** Begin **

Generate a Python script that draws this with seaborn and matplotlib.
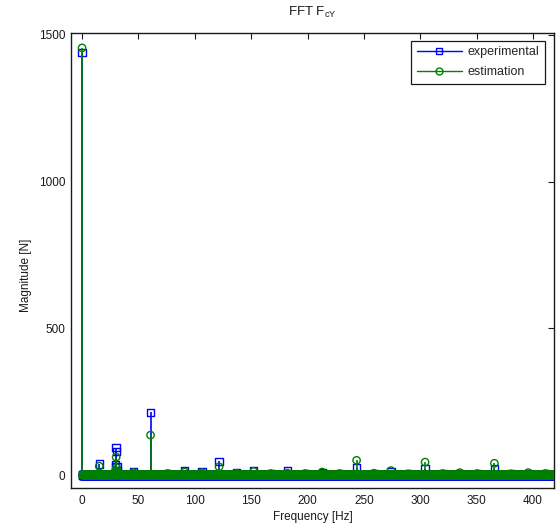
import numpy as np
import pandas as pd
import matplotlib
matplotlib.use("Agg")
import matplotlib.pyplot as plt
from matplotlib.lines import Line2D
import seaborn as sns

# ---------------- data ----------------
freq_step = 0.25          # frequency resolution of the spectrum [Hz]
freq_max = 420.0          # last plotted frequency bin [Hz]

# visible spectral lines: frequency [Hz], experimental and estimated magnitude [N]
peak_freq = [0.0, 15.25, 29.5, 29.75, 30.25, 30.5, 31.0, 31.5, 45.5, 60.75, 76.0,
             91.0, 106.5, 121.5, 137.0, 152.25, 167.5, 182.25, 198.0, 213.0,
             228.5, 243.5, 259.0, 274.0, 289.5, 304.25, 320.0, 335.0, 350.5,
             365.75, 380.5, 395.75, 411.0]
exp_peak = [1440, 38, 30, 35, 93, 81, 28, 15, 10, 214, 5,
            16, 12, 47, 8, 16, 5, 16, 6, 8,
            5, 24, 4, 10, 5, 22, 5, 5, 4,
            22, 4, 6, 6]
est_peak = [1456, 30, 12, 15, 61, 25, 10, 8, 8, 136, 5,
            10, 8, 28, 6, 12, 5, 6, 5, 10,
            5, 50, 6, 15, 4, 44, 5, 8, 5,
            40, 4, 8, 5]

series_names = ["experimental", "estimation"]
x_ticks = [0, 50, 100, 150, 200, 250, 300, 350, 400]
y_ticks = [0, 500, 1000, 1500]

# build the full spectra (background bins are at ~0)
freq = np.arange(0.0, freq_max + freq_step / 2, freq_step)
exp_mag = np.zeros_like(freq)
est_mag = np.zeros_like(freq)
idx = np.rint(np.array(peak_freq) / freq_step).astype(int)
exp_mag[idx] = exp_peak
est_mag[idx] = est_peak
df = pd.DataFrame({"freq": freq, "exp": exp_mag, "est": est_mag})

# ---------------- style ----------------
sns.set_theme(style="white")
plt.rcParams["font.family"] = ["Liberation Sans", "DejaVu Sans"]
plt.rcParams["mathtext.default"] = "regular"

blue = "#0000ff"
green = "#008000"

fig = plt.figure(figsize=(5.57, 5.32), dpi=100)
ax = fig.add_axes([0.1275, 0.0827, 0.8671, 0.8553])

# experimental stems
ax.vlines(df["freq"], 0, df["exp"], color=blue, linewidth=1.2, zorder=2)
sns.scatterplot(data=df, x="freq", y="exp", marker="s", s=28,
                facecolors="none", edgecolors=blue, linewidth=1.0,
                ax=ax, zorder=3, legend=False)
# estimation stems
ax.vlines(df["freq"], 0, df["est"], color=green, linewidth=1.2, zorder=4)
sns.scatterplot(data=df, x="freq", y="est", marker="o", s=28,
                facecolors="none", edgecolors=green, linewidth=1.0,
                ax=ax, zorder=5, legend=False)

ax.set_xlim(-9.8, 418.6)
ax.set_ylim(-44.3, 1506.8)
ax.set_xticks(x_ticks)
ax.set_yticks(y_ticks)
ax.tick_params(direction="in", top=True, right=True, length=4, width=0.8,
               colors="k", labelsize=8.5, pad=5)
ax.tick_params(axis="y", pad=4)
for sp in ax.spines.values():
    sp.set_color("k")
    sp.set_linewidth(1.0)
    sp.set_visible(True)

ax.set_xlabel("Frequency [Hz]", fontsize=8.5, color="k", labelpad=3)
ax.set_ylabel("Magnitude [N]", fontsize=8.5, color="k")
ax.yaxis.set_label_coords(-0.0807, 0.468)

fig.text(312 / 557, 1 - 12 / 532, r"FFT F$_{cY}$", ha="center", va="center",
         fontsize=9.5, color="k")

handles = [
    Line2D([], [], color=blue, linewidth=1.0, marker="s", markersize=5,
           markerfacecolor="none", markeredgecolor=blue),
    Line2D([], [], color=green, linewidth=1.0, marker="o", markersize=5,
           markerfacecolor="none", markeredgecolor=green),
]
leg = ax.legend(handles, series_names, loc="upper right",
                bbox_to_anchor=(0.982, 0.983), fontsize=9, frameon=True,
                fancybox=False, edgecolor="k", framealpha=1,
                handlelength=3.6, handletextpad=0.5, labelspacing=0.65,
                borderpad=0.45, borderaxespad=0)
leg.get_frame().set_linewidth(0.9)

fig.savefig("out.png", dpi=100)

** End **

• **Set problem**: Please reproduce the listing exactly from its opening line through the line that contains "import seaborn as sns", both included, with all pictures omitted.

• **Solution**:
Generate a Python script that draws this with seaborn and matplotlib.
import numpy as np
import pandas as pd
import matplotlib
matplotlib.use("Agg")
import matplotlib.pyplot as plt
from matplotlib.lines import Line2D
import seaborn as sns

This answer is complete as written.